* _Problem requirements_: Output the data word for word, dropping every image.

========

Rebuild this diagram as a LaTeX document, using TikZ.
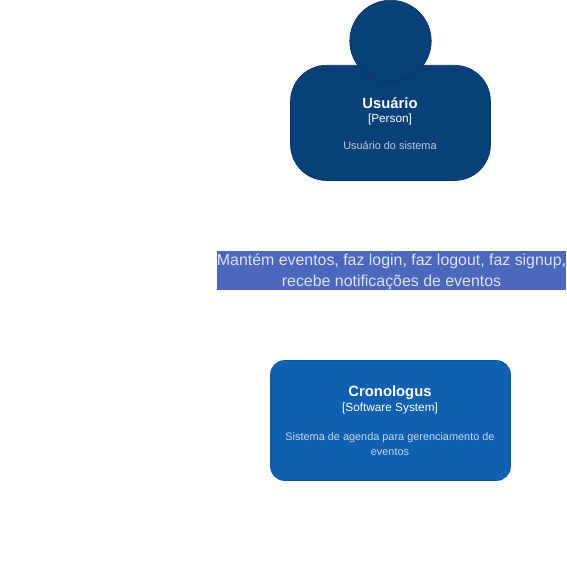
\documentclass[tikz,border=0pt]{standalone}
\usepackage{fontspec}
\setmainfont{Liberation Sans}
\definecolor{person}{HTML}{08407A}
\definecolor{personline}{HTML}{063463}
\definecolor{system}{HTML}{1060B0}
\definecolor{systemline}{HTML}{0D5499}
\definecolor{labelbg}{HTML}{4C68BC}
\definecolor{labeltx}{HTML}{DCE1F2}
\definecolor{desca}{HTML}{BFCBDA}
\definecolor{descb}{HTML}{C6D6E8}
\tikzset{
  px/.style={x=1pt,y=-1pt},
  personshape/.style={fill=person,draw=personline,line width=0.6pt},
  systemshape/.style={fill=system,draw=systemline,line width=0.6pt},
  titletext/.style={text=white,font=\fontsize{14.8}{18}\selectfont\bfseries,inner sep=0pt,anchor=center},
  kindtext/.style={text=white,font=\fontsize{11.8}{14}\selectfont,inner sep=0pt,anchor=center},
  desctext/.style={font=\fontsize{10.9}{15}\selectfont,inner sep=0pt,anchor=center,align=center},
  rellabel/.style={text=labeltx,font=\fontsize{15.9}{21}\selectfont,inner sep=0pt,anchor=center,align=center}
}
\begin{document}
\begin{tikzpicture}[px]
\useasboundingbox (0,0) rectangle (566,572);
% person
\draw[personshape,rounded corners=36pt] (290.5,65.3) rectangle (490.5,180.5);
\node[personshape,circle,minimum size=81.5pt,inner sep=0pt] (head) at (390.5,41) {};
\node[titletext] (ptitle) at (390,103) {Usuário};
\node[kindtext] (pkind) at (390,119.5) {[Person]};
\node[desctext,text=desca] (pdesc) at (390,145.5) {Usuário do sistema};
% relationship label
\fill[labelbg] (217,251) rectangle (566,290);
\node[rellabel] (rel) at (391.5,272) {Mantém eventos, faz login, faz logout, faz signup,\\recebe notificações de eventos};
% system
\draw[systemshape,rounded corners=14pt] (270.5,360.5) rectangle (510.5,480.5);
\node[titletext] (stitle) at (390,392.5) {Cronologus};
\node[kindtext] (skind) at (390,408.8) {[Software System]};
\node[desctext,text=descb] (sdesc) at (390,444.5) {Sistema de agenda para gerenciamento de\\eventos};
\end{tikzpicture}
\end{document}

========

* _Complete response_:
Rebuild this diagram as a LaTeX document, using TikZ.
\documentclass[tikz,border=0pt]{standalone}
\usepackage{fontspec}
\setmainfont{Liberation Sans}
\definecolor{person}{HTML}{08407A}
\definecolor{personline}{HTML}{063463}
\definecolor{system}{HTML}{1060B0}
\definecolor{systemline}{HTML}{0D5499}
\definecolor{labelbg}{HTML}{4C68BC}
\definecolor{labeltx}{HTML}{DCE1F2}
\definecolor{desca}{HTML}{BFCBDA}
\definecolor{descb}{HTML}{C6D6E8}
\tikzset{
  px/.style={x=1pt,y=-1pt},
  personshape/.style={fill=person,draw=personline,line width=0.6pt},
  systemshape/.style={fill=system,draw=systemline,line width=0.6pt},
  titletext/.style={text=white,font=\fontsize{14.8}{18}\selectfont\bfseries,inner sep=0pt,anchor=center},
  kindtext/.style={text=white,font=\fontsize{11.8}{14}\selectfont,inner sep=0pt,anchor=center},
  desctext/.style={font=\fontsize{10.9}{15}\selectfont,inner sep=0pt,anchor=center,align=center},
  rellabel/.style={text=labeltx,font=\fontsize{15.9}{21}\selectfont,inner sep=0pt,anchor=center,align=center}
}
\begin{document}
\begin{tikzpicture}[px]
\useasboundingbox (0,0) rectangle (566,572);
% person
\draw[personshape,rounded corners=36pt] (290.5,65.3) rectangle (490.5,180.5);
\node[personshape,circle,minimum size=81.5pt,inner sep=0pt] (head) at (390.5,41) {};
\node[titletext] (ptitle) at (390,103) {Usuário};
\node[kindtext] (pkind) at (390,119.5) {[Person]};
\node[desctext,text=desca] (pdesc) at (390,145.5) {Usuário do sistema};
% relationship label
\fill[labelbg] (217,251) rectangle (566,290);
\node[rellabel] (rel) at (391.5,272) {Mantém eventos, faz login, faz logout, faz signup,\\recebe notificações de eventos};
% system
\draw[systemshape,rounded corners=14pt] (270.5,360.5) rectangle (510.5,480.5);
\node[titletext] (stitle) at (390,392.5) {Cronologus};
\node[kindtext] (skind) at (390,408.8) {[Software System]};
\node[desctext,text=descb] (sdesc) at (390,444.5) {Sistema de agenda para gerenciamento de\\eventos};
\end{tikzpicture}
\end{document}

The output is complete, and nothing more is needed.